Specifically, it has five goals:

  • To promote the importance of sustainable and compatible use of urban underground space an enhance awareness of the value it can generate for cities
  • To create a three-dimensional spatial planning strategy and define processes for safeguarding spaces underground
  • To be a facilitator bringing together interested organisations and individuals with a singular campaigning voice
  • To improve plans for future underground infrastructure and help co-ordinate a multi-disciplinary approach
  • Develop guidance and best practice

The groups one year plan primarily involves three workshops, each of which will result in a white paper from the group. The first will be a 3D modelling occasion, then policy/legislation and finally an ‘opportunities’ workshop (blue sky thinking). These three events will inform the group’s direction going forwards.

Petr Salak, speaking on behalf of Think Deep UK said: “We want to create a common vision for urban underground space to transform our cities for the benefit of society. To do this we need a master plan for underground space – this needs to be developed by experts across multiple disciplines, reforming policy to ensure a proactive, not reactive approach.”

Former ITA president Martin Knights said: “It is absolutely essential to get all of these different sorts of people involved. I would like to see more city planners and people from that side.”

London Underground’s engineering profession head for deep tunnels Keith Bowers said: “This challenges the way we think, how to develop cities as a whole and not just metro or sewer networks individually. The industry should embrace it as a challenge – London should in particular. If this group has a particular value for me, it is as a lobby to shape the future of cities.”
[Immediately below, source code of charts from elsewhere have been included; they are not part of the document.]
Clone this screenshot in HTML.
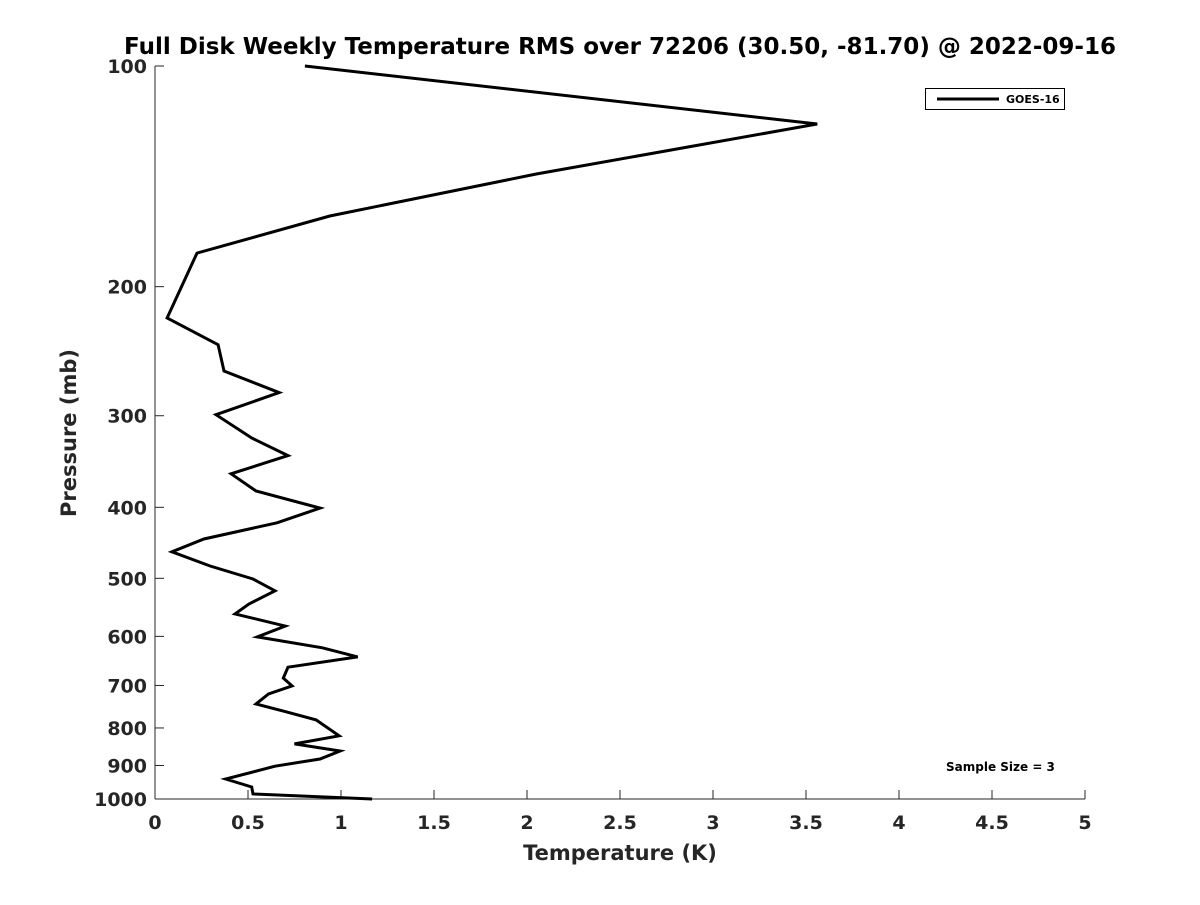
<!DOCTYPE html>
<html><head><meta charset="utf-8"><style>
html,body{margin:0;padding:0;background:#fff;}
svg text{font-family:"DejaVu Sans","Liberation Sans",sans-serif;font-weight:bold;fill:#262626;}
</style></head><body>
<svg id="chart" width="1200" height="900" viewBox="0 0 1200 900">
<text x="620" y="54" text-anchor="middle" font-size="23" style="fill:#000">Full Disk Weekly Temperature RMS over 72206 (30.50, -81.70) @ 2022-09-16</text>
<g id="axes"></g>
<path id="series" fill="none" stroke="#000" stroke-width="3" stroke-linejoin="miter"></path>
<text x="620" y="860" text-anchor="middle" font-size="21">Temperature (K)</text>
<text transform="translate(76,433) rotate(-90)" text-anchor="middle" font-size="21">Pressure (mb)</text>
<g>
<rect x="925.5" y="88.5" width="139" height="21" fill="#fff" stroke="#000" stroke-width="1"/>
<line x1="937" y1="99" x2="999" y2="99" stroke="#000" stroke-width="3"/>
<text x="1006" y="103" font-size="11" style="fill:#000">GOES-16</text>
</g>
<text x="946" y="771" font-size="12" style="fill:#000">Sample Size = 3</text>
</svg>
<script>
const temps = [0.806,3.56,2.05,0.94,0.226,0.065,0.339,0.371,0.667,0.328,0.52,0.715,0.409,0.543,0.887,0.656,0.263,0.091,0.296,0.527,0.645,0.505,0.43,0.70,0.55,0.90,1.09,0.715,0.69,0.737,0.61,0.543,0.70,0.866,0.99,0.75,0.995,0.887,0.645,0.38,0.52,0.527,1.167];
const pressures = [100,120,140.4,160.2,180,220.7,240,260.7,279,299,321.7,340,360,380,401,420,441.8,460,481,501,520,542,559,581,601,622,640,661,684,701,719,742,760,780,820,841,860,882,902,939,963,984,1000];
const xTicks = [0,0.5,1,1.5,2,2.5,3,3.5,4,4.5,5];
const xTickLabels = ["0","0.5","1","1.5","2","2.5","3","3.5","4","4.5","5"];
const yTicks = [100,200,300,400,500,600,700,800,900,1000];
const yTickLabels = ["100","200","300","400","500","600","700","800","900","1000"];

const X0=155,X1=1085,Y0=66,Y1=799;
const xs = v => X0 + (v-0)/(5-0)*(X1-X0);
const ys = p => Y0 + (Math.log10(p)-2)/(3-2)*(Y1-Y0);
const NS="http://www.w3.org/2000/svg";
const axes=document.getElementById('axes');
function mk(t,a){const e=document.createElementNS(NS,t);for(const k in a)e.setAttribute(k,a[k]);return e;}
let e=mk('line',{x1:X0,y1:Y1,x2:X1,y2:Y1,stroke:'#262626','stroke-width':1});


axes.appendChild(e);
e=mk('line',{x1:X0,y1:Y0,x2:X0,y2:Y1,stroke:'#262626','stroke-width':1});


axes.appendChild(e);
xTicks.forEach((v,i)=>{
  const x=xs(v);
  let t=mk('line',{x1:x,y1:Y1,x2:x,y2:Y1-9,stroke:'#262626','stroke-width':1});
  
  
  axes.appendChild(t);
  let l=mk('text',{x:x,y:Y1+30,'text-anchor':'middle','font-size':19});
  l.textContent=xTickLabels[i];
  
  
  axes.appendChild(l);
});
yTicks.forEach((p,i)=>{
  const y=ys(p);
  let t=mk('line',{x1:X0,y1:y,x2:X0+9,y2:y,stroke:'#262626','stroke-width':1});
  
  
  axes.appendChild(t);
  let l=mk('text',{x:X0-8,y:y+7,'text-anchor':'end','font-size':19});
  l.textContent=yTickLabels[i];
  
  
  axes.appendChild(l);
});
document.getElementById('series').setAttribute('d',temps.map((t,i)=>(i?'L':'M')+xs(t).toFixed(1)+','+ys(pressures[i]).toFixed(1)).join(' '));
</script>
</body></html>
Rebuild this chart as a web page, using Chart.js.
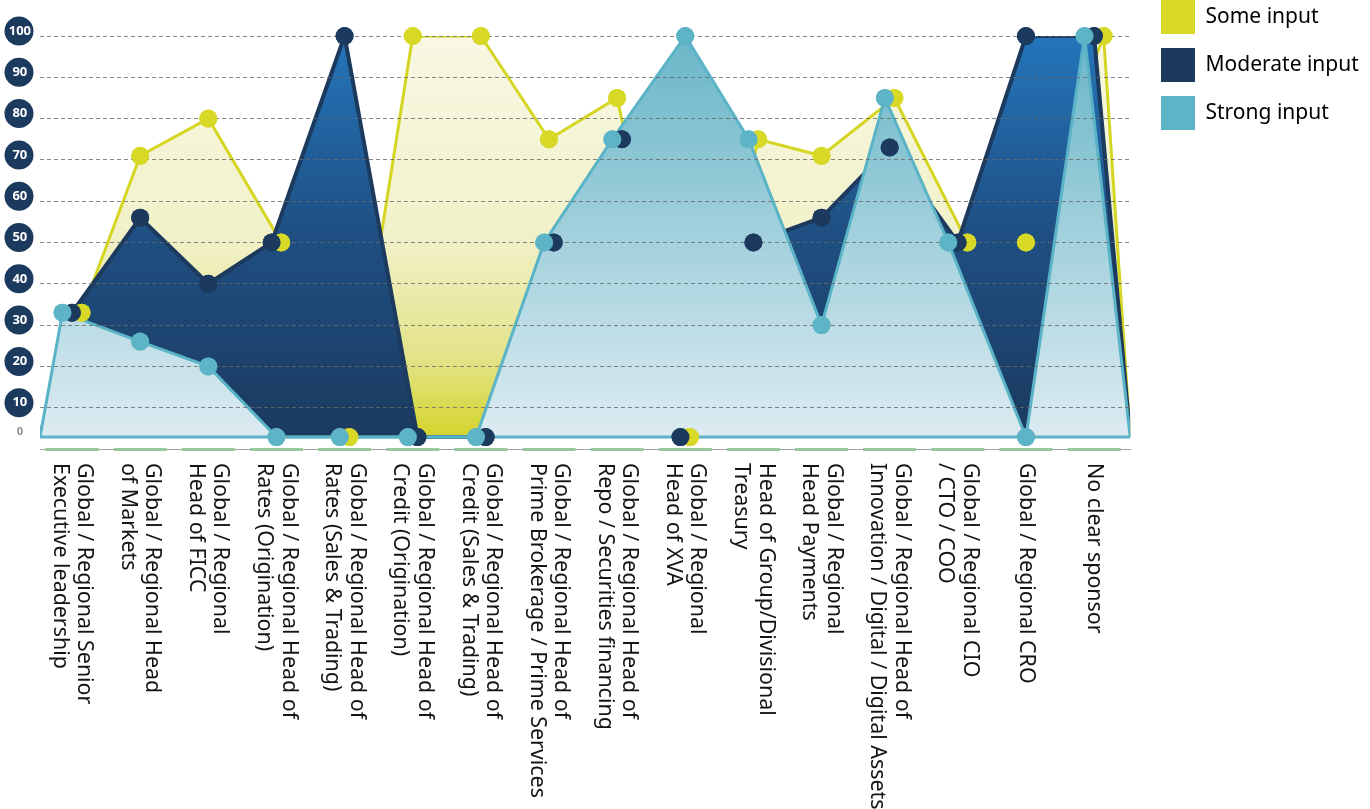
<!DOCTYPE html>
<html>
<head>
<meta charset="utf-8">
<title>Executive sponsorship by role</title>
<script src="https://cdn.jsdelivr.net/npm/chart.js@4.4.1/dist/chart.umd.min.js"></script>
<style>
  html, body { margin: 0; padding: 0; background: #ffffff; }
  #wrap { width: 1370px; height: 809px; position: relative; }
</style>
</head>
<body>
<div id="wrap"><canvas id="chart" width="1370" height="809"></canvas></div>
<script>
// ---- data -------------------------------------------------------------
// Each category label is split into the lines it is printed on.
const CATEGORIES = [
  ['Global / Regional Senior', 'Executive leadership'],
  ['Global / Regional Head', 'of Markets'],
  ['Global / Regional', 'Head of FICC'],
  ['Global / Regional Head of', 'Rates (Origination)'],
  ['Global / Regional Head of', 'Rates (Sales & Trading)'],
  ['Global / Regional Head of', 'Credit (Origination)'],
  ['Global / Regional Head of', 'Credit (Sales & Trading)'],
  ['Global / Regional Head of', 'Prime Brokerage / Prime Services'],
  ['Global / Regional Head of', 'Repo / Securities financing'],
  ['Global / Regional', 'Head of XVA'],
  ['Head of Group/Divisional', 'Treasury'],
  ['Global / Regional', 'Head Payments'],
  ['Global / Regional Head of', 'Innovation / Digital / Digital Assets'],
  ['Global / Regional CIO', '/ CTO / COO'],
  ['Global / Regional CRO'],
  ['No clear sponsor']
];
const SOME_INPUT     = [33, 71, 80, 50,   0, 100, 100, 75, 85,   0, 75, 71, 85, 50,  50, 100];
const MODERATE_INPUT = [33, 56, 40, 50, 100,   0,   0, 50, 75,   0, 50, 56, 73, 50, 100, 100];
const STRONG_INPUT   = [33, 26, 20,  0,   0,   0,   0, 50, 75, 100, 75, 30, 85, 50,   0, 100];
const SERIES_NAMES   = ['Some input', 'Moderate input', 'Strong input'];
const Y_MIN = 0, Y_MAX = 100, Y_STEP = 10;

// ---- styling / geometry -----------------------------------------------
const FONT = 'Noto Sans';
const STYLE = {
  some:     { dot: '#d8d826', line: '#d5d523', width: 3,
              fill: [[0, '#f8f8e4'], [0.5, '#f1f1c9'], [0.8, '#e3e38a'], [1, '#d4d42c']] },
  moderate: { dot: '#1b3a5e', line: '#1b3a5e', width: 4,
              fill: [[0, '#2475bb'], [0.5, '#1f4f82'], [1, '#1b3a5f']] },
  strong:   { dot: '#5db4c6', line: '#5ab3c6', width: 3,
              fill: [[0, '#69b6c8'], [1, '#dcebf1']] }
};
const X_MIN = -0.47;                       // area outlines close half a step outside
const X_MAX = CATEGORIES.length - 0.47;
const DODGE_STEP = 0.14;                   // side-by-side spacing of equal-valued dots
const ZERO_BAND = 0.71;                    // the 0-10 band is drawn compressed
const LABEL_SHIFT = -5;                    // y labels sit a little above their grid line
const LEGEND_BOX_X = 1161;
const CATEGORY_FONT_SIZE = 21.4;

// Linear scale whose lowest band (0-10) is squeezed, leaving a gap under the zero line.
class ZeroBandScale extends Chart.LinearScale {
  static id = 'zeroBand';
  static defaults = {};
  getPixelForValue(value) {
    if (value === null || value === undefined || Number.isNaN(value)) return NaN;
    const v = value >= 10 ? value : 10 - (10 - value) * ZERO_BAND;
    return super.getPixelForValue(v);
  }
  getValueForPixel(pixel) {
    const v = super.getValueForPixel(pixel);
    return v >= 10 ? v : 10 - (10 - v) / ZERO_BAND;
  }
}
Chart.register(ZeroBandScale);

// Dots with equal values in one category are placed side by side.
const DODGE_ORDER = [STRONG_INPUT, MODERATE_INPUT, SOME_INPUT];
function dodgedX(series, i) {
  const group = DODGE_ORDER.filter(s => s[i] === series[i]);
  return i + (group.indexOf(series) - (group.length - 1) / 2) * DODGE_STEP;
}
const seriesPoints = series => series.map((v, i) => ({ x: dodgedX(series, i), y: v }));
const areaOutline = series => [{ x: X_MIN, y: Y_MIN }, ...seriesPoints(series), { x: X_MAX, y: Y_MIN }];

function verticalGradient(stops) {
  return (context) => {
    const chart = context.chart;
    const y = chart.scales.y;
    if (!chart.chartArea || !y) return stops[stops.length - 1][1];
    const g = chart.ctx.createLinearGradient(0, y.getPixelForValue(Y_MAX), 0, y.getPixelForValue(Y_MIN));
    stops.forEach(([o, c]) => g.addColorStop(o, c));
    return g;
  };
}

const SERIES = [
  { name: SERIES_NAMES[0], values: SOME_INPUT,     style: STYLE.some },
  { name: SERIES_NAMES[1], values: MODERATE_INPUT, style: STYLE.moderate },
  { name: SERIES_NAMES[2], values: STRONG_INPUT,   style: STYLE.strong }
];

// Areas are stacked visually: "Some" at the back, "Strong" in front.
const areaSets = SERIES.map((s, k) => ({
  label: s.name,
  data: areaOutline(s.values),
  order: 10 - k,
  fill: 'origin',
  backgroundColor: verticalGradient(s.style.fill),
  borderColor: s.style.line,
  borderWidth: s.style.width,
  pointRadius: 0,
  pointHoverRadius: 0,
  tension: 0
}));
const baselineSet = {
  label: 'baseline',
  data: [{ x: X_MIN, y: Y_MIN }, { x: X_MAX, y: Y_MIN }],
  order: 7,
  fill: false,
  borderColor: STYLE.strong.line,
  borderWidth: 3,
  pointRadius: 0,
  pointHoverRadius: 0
};
const dotSets = SERIES.map((s, k) => ({
  label: s.name + ' (points)',
  data: seriesPoints(s.values),
  order: 6 - k,
  showLine: false,
  pointRadius: 9,
  pointHoverRadius: 9,
  pointBorderWidth: 0,
  pointBackgroundColor: s.style.dot,
  clip: false,
  isDotLayer: true
}));

// Axis decoration: round y-label badges, green category marks, rotated category names.
const decorations = {
  id: 'decorations',
  afterLayout(chart) {
    const lg = chart.legend;
    const pad = lg.options.labels.padding;
    lg.left = LEGEND_BOX_X - pad;
    lg.right = chart.width;
    lg.top = -pad;
    lg.bottom = chart.height;
  },
  beforeDraw(chart) {
    const y = chart.scales.y, ctx = chart.ctx;
    const cx = (y.left + y.right) / 2 - 1;
    ctx.save();
    ctx.fillStyle = STYLE.moderate.dot;
    y.ticks.forEach((t, idx) => {
      if (t.value === Y_MIN) return;
      ctx.beginPath();
      ctx.arc(cx, y.getPixelForTick(idx) + LABEL_SHIFT, 14.5, 0, Math.PI * 2);
      ctx.fill();
    });
    ctx.restore();
  },
  afterDraw(chart) {
    const ctx = chart.ctx, x = chart.scales.x;
    // dots go above the dashed grid
    chart.data.datasets.forEach((ds, i) => {
      if (ds.isDotLayer) chart.getDatasetMeta(i).controller.draw();
    });
    ctx.save();
    ctx.fillStyle = '#98c89e';
    CATEGORIES.forEach((_, i) => {
      const px = x.getPixelForValue(i);
      ctx.fillRect(px - 26.5, x.top - 1, 53, 3);
    });
    ctx.fillStyle = '#141414';
    ctx.font = `${CATEGORY_FONT_SIZE}px '${FONT}'`;
    ctx.textAlign = 'left';
    ctx.textBaseline = 'middle';
    const lineH = 24.5;
    CATEGORIES.forEach((lines, i) => {
      const px = x.getPixelForValue(i);
      ctx.save();
      ctx.translate(px, x.top + 14);
      ctx.rotate(Math.PI / 2);
      lines.forEach((ln, j) => ctx.fillText(ln, 0, (j - (lines.length - 1) / 2) * lineH));
      ctx.restore();
    });
    ctx.restore();
  }
};

new Chart(document.getElementById('chart'), {
  type: 'line',
  data: { datasets: [...areaSets, baselineSet, ...dotSets] },
  options: {
    responsive: false,
    animation: false,
    devicePixelRatio: 1,
    events: [],
    layout: { padding: { top: 36, right: 18, bottom: 0, left: 0 } },
    scales: {
      x: {
        type: 'linear',
        min: X_MIN,
        max: X_MAX,
        ticks: { display: false },
        grid: { display: false },
        border: { display: true, color: '#a0a0a0', width: 1, dash: [4, 3] },
        afterFit(scale) { scale.height = 360; }
      },
      y: {
        type: 'zeroBand',
        min: Y_MIN,
        max: Y_MAX,
        ticks: {
          stepSize: Y_STEP,
          padding: 9,
          crossAlign: 'center',
          labelOffset: LABEL_SHIFT,
          color: c => (c.tick && c.tick.value === Y_MIN ? '#8a8a8a' : '#ffffff'),
          font: c => ({ family: FONT, weight: 'bold', size: c.tick && c.tick.value === Y_MIN ? 11 : 13 })
        },
        grid: {
          color: c => (c.tick && c.tick.value === Y_MIN ? 'rgba(0,0,0,0)' : 'rgba(105,105,105,0.8)'),
          lineWidth: 1,
          drawTicks: false,
          z: 1
        },
        border: { display: false, dash: [4, 3] },
        afterFit(scale) { scale.width = 40; }
      }
    },
    plugins: {
      tooltip: { enabled: false },
      legend: {
        position: 'right',
        align: 'start',
        labels: {
          boxWidth: 34,
          boxHeight: 34,
          padding: 14,
          color: '#1e2430',
          font: { family: FONT, size: 21 },
          generateLabels: () => SERIES.map((s, k) => ({
            text: s.name,
            fillStyle: s.style.dot,
            strokeStyle: s.style.dot,
            lineWidth: 0,
            hidden: false,
            datasetIndex: k
          }))
        }
      }
    }
  },
  plugins: [decorations]
});
</script>
</body>
</html>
Han Admiraal of the ITA Committee for Underground Space said: “People are not thinking enough about underground space. Politicians are fascinated by the potential and want to address it with us. We have a tendency to rely too much on political leadership on this issue, there is a lack of demonstration from our side.

“No longer will you hear me quote the successes of the past as rationale for the future, we now live in an era where human activities are influencing the Earth’s geology and ecosystems, we are changing the urban fabric beneath our cities. We need to think deep about our actions and the opportunities that lie below the surface”.

British Tunnelling Society chair Mark Leggett said: “The reason the BTS is endorsing this project is that the case for underground space has never been clearer, we need a sea change in our thinking about and use of underground space to meet the needs of society. The equation absolutely points to tunnelling.”

Alun Thomas, head of tunnelling at Ramboll said: “Hopefully we are reaching a point where we will be pushing an open door regarding underground space. The pressure in our cities means that on a political level we will have to use space coherently, not just for single end-uses. We have to get multipurpose underground space, that is the step change. I passionately believe in this stuff.”